Transformasi Digital: Tantangan dan Peluang bagi Industri Jasa Keuangan
Dalam era ekonomi digital yang berkembang pesat, organisasi pra-digital di industri jasa keuangan menghadapi tantangan besar dalam mempertahankan keberlanjutan dan relevansi bisnis mereka. Studi kasus yang dilakukan oleh Chanias, Myers, dan Hess (2019) dalam artikel yang dipublikasikan di Journal of Strategic Information Systems memberikan wawasan yang berharga mengenai bagaimana organisasi-organisasi ini merumuskan dan mengimplementasikan strategi transformasi digital (DTS). Artikel ini menyoroti pentingnya DTS sebagai respons terhadap ancaman eksistensial yang dihadapi oleh organisasi pra-digital, terutama dalam konteks di mana teknologi digital semakin mendominasi berbagai aspek operasi bisnis.
Sebagai contoh, hasil survei dari SAP pada tahun 2017 menunjukkan bahwa 84% dari perusahaan global menganggap transformasi digital sebagai kunci kelangsungan hidup dalam lima tahun ke depan, namun hanya 3% yang telah menyelesaikan upaya transformasi secara organisasi. Fakta ini menunjukkan betapa pentingnya bagi organisasi pra-digital untuk tidak hanya mengadopsi teknologi digital tetapi juga merumuskan strategi yang komprehensif dan iteratif untuk mengintegrasikan teknologi ini ke dalam model bisnis mereka.
Penelitian ini berfokus pada proses dinamis di balik perumusan dan implementasi DTS, yang melibatkan iterasi antara pembelajaran dan penerapan. Hal ini mencerminkan bahwa strategi transformasi digital bukanlah sebuah rencana yang disusun sekali jadi, melainkan proses yang terus berkembang tanpa akhir yang pasti.
Dengan demikian, artikel ini memberikan panduan penting bagi organisasi pra-digital dalam mengembangkan DTS yang efektif dan adaptif, yang dapat membantu mereka beradaptasi dengan cepat terhadap perubahan lingkungan bisnis yang disebabkan oleh teknologi digital.
***
Dalam merumuskan dan mengimplementasikan strategi transformasi digital (DTS), organisasi pra-digital di industri jasa keuangan menghadapi berbagai tantangan dan dinamika yang unik. Studi oleh Chanias, Myers, dan Hess (2019) menunjukkan bahwa salah satu tantangan utama adalah perlunya perubahan fundamental dalam struktur organisasi dan model bisnis yang selama ini terbukti sukses di era pra-digital.

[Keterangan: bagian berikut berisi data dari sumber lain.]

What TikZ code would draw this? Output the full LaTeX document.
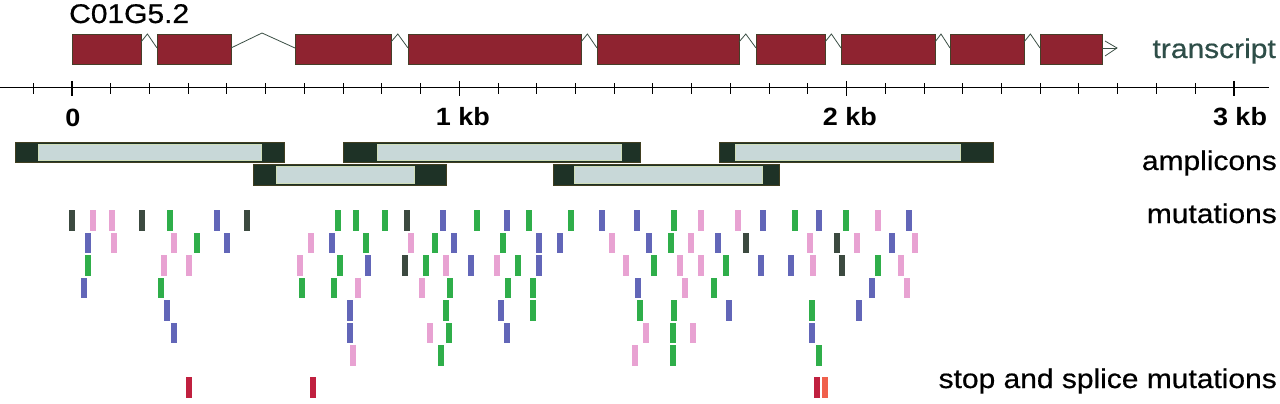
\documentclass[tikz,border=0pt]{standalone}
\usepackage{fontspec}
\setmainfont{Liberation Sans}
\newfontfamily\labfont[FakeStretch=1.11,FakeBold=0.6]{Liberation Sans}
\newfontfamily\axfont[FakeStretch=1.08]{Liberation Sans}
\definecolor{exonred}{RGB}{143,35,48}
\definecolor{exonedge}{RGB}{70,62,40}
\definecolor{introncol}{RGB}{60,80,70}
\definecolor{ampdark}{RGB}{30,50,38}
\definecolor{amplight}{RGB}{200,216,216}
\definecolor{transcol}{RGB}{46,78,72}
\definecolor{mD}{RGB}{60,74,64}
\definecolor{mP}{RGB}{232,162,210}
\definecolor{mB}{RGB}{98,102,184}
\definecolor{mG}{RGB}{47,174,74}
\definecolor{mR}{RGB}{192,32,63}
\definecolor{mO}{RGB}{240,96,76}
\tikzset{
  exon/.style={fill=exonred, draw=exonedge, line width=0.6pt},
  intron/.style={draw=introncol, line width=0.8pt},
  axisline/.style={draw=black, line width=1pt},
  amp/.style={fill=ampdark, draw=ampdark!85!orange, line width=0.5pt},
  ampin/.style={fill=amplight, draw=amplight!85!yellow, line width=0.4pt},
  mutbar/.style={line width=0pt},
  lab/.style={inner sep=0pt, font=\labfont\fontsize{27}{32}\selectfont},
  axlab/.style={inner sep=0pt, anchor=base, font=\axfont\bfseries\fontsize{25}{30}\selectfont}
}
\begin{document}
\begin{tikzpicture}[x=1pt,y=-1pt]
\useasboundingbox (0,0) rectangle (1280,404);
% transcript
\node[lab, anchor=base west] (name) at (69,23) {C01G5.2};
\foreach \a/\b in {72/141,157/231,295/391,408/581,597/739,756/825,841/935,950/1024,1040/1102}
  \path[exon] (\a,34) rectangle (\b,64);
\foreach \e/\s in {141/157,391/408,581/597,739/756,825/841,935/950,1024/1040}
  \draw[intron] (\e,42) -- ({\e+0.4*(\s-\e)},34) -- (\s,48);
\draw[intron] (231,48) -- (262,33) -- (295,48);
\draw[intron] (1102,48) -- (1117,48);
\draw[intron] (1105,41) -- (1117,48) -- (1105,56);
\node[lab, anchor=base east, text=transcol] (trlab) at (1276,58) {transcript};
% axis
\draw[axisline] (0,88) -- (1269,88);
\foreach \k in {-1,...,30}
  \draw[axisline] ({72+\k*38.73},83.5) -- ++(0,10);
\foreach \k in {0,10,20,30}
  \draw[axisline, line width=1.3pt] ({72+\k*38.73},81) -- ++(0,15);
\node[axlab] (t0) at (73,126) {0};
\node[axlab] (t1) at (463,125) {1 kb};
\node[axlab] (t2) at (850,125) {2 kb};
\node[axlab] (t3) at (1240,125) {3 kb};
% amplicons
\foreach \a/\b/\c/\d in {15/38/261/284,343/377/621/640,719/735/960/993}{
  \path[amp] (\a,142) rectangle (\d,162);
  \path[ampin] (\b,144) rectangle (\c,160.5);
}
\foreach \a/\b/\c/\d in {253/276/414/446,553/574/762/779}{
  \path[amp] (\a,164) rectangle (\d,185);
  \path[ampin] (\b,166) rectangle (\c,183);
}
\node[lab, anchor=base east] (amplab) at (1277,170) {amplicons};
% mutations
\def\rowA{72/D,93/P,112/P,142/D,170/G,217/B,247/D,338/G,356/G,385/G,407/D,443/B,477/G,507/B,529/G,571/G,602/B,637/B,674/G,701/P,738/P,763/B,795/G,819/B,846/G,878/P,909/B}
\def\rowB{88/B,114/P,174/P,197/G,227/B,311/P,332/B,366/G,411/P,435/G,454/B,503/G,539/B,560/B,612/P,649/B,671/G,691/P,718/B,746/D,810/P,837/D,857/P,892/B,915/P}
\def\rowC{88/G,164/P,189/P,300/P,340/G,368/B,405/D,426/G,446/P,471/B,497/P,518/G,539/B,626/P,654/G,680/P,701/P,726/G,761/B,791/B,813/P,842/D,878/G,901/P}
\def\rowD{84/B,161/G,302/G,334/G,358/P,422/P,450/G,508/G,533/G,638/B,685/P,714/G,872/B,907/P}
\def\rowE{167/B,350/B,446/G,501/B,533/G,640/G,674/G,729/B,812/G,859/B}
\def\rowF{174/B,350/B,430/P,449/G,507/B,646/P,673/G,693/P,812/B}
\def\rowG{353/P,441/G,635/P,673/G,819/G}
\def\rowS{189/R,313/R,817/R,825/O}
\foreach \x/\c in \rowA \fill[mutbar, fill=m\c] (\x-3.2,210) rectangle (\x+3.2,230.5);
\foreach \x/\c in \rowB \fill[mutbar, fill=m\c] (\x-3.2,232.5) rectangle (\x+3.2,253);
\foreach \x/\c in \rowC \fill[mutbar, fill=m\c] (\x-3.2,255) rectangle (\x+3.2,275.5);
\foreach \x/\c in \rowD \fill[mutbar, fill=m\c] (\x-3.2,277.5) rectangle (\x+3.2,298);
\foreach \x/\c in \rowE \fill[mutbar, fill=m\c] (\x-3.2,300) rectangle (\x+3.2,320.5);
\foreach \x/\c in \rowF \fill[mutbar, fill=m\c] (\x-3.2,322.5) rectangle (\x+3.2,343);
\foreach \x/\c in \rowG \fill[mutbar, fill=m\c] (\x-3.2,345) rectangle (\x+3.2,365.5);
\foreach \x/\c in \rowS \fill[mutbar, fill=m\c] (\x-3.2,377) rectangle (\x+3.2,398);
\node[lab, anchor=base east] (mutlab) at (1277,223) {mutations};
\node[lab, anchor=base east] (stoplab) at (1277,388) {stop and splice mutations};
\end{tikzpicture}
\end{document}
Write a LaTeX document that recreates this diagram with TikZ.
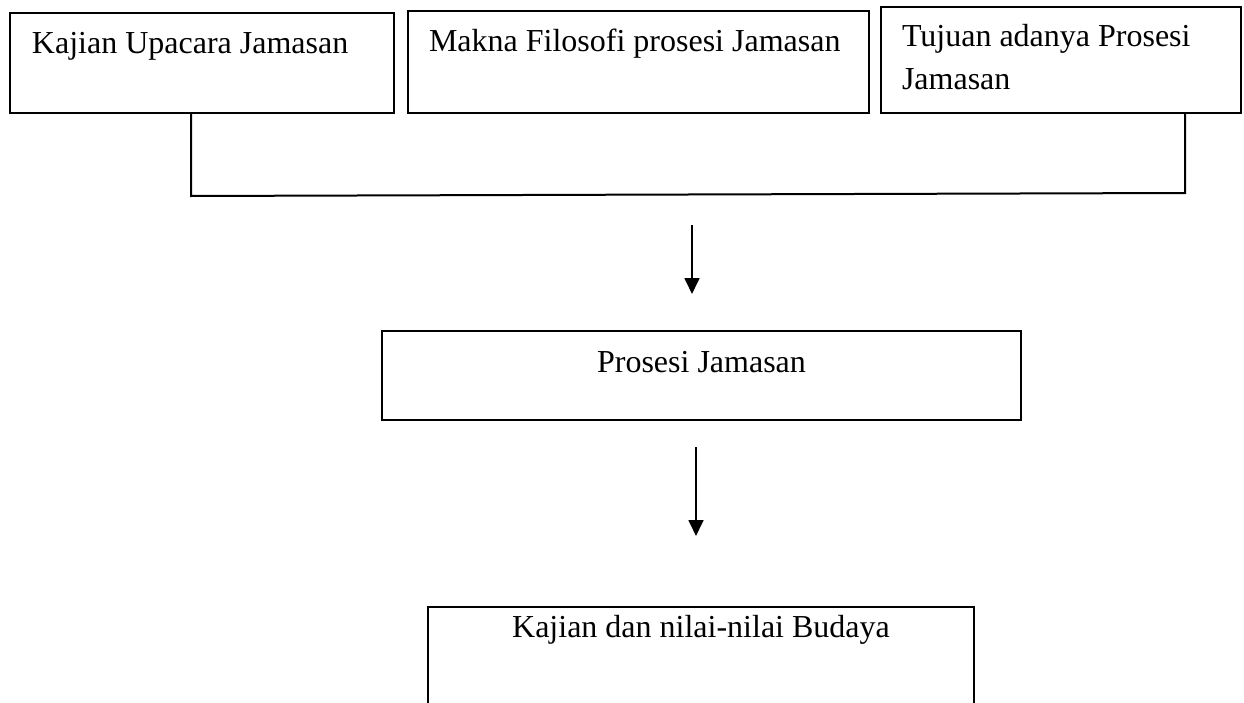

Artikel ini menggambarkan bagaimana organisasi keuangan Eropa yang menjadi subjek studi, meskipun tidak berada di bawah tekanan eksternal untuk bertransformasi, tetap memilih untuk menjadi pelopor dalam transformasi digital guna mempertahankan keunggulan kompetitifnya.
Proses perumusan DTS di organisasi ini dimulai dengan pembentukan Unit Transformasi Digital (DTU) dan penunjukan seorang Kepala Transformasi Digital (HDT) yang melapor langsung kepada CEO. Langkah ini menunjukkan pentingnya kepemimpinan yang kuat dan visi yang jelas dalam memandu transformasi digital. Selama periode penelitian yang berlangsung sekitar 12 bulan, organisasi ini melalui berbagai fase, mulai dari pengakuan kebutuhan transformasi digital pada pertengahan 2015 hingga penguatan strategi transformasi pada tahun 2017.
Namun, salah satu temuan menarik dari penelitian ini adalah bahwa strategi transformasi digital tidak dapat sepenuhnya direncanakan atau dipaksakan dari atas. Meskipun kepemimpinan dari atas sangat penting, artikel ini menekankan pentingnya strategi yang muncul secara organik dari bawah, melalui inisiatif karyawan dan kolaborasi lintas fungsi. Ini terlihat dari hasil proses inovasi digital yang diinisiasi oleh DTU, di mana sekitar 150 ide diajukan oleh karyawan dalam beberapa bulan pertama peluncuran proses tersebut, dengan enam proposal dipresentasikan di depan panel penilaian pada tahap awal, dan empat di antaranya disetujui untuk pengembangan lebih lanjut.
Selain itu, artikel ini juga menunjukkan bahwa transformasi digital membutuhkan perubahan budaya organisasi. Meskipun awalnya ada resistensi dari beberapa bagian organisasi, terutama dari departemen TI dan SDM, akhirnya muncul kesadaran bahwa keberhasilan transformasi digital bergantung pada keterlibatan seluruh organisasi, bukan hanya kepemimpinan puncak. Sebagai contoh, Kepala SDM yang baru ditunjuk pada tahun 2017 menyadari pentingnya pendekatan yang lebih inklusif dan fleksibel dalam mendukung proses transformasi.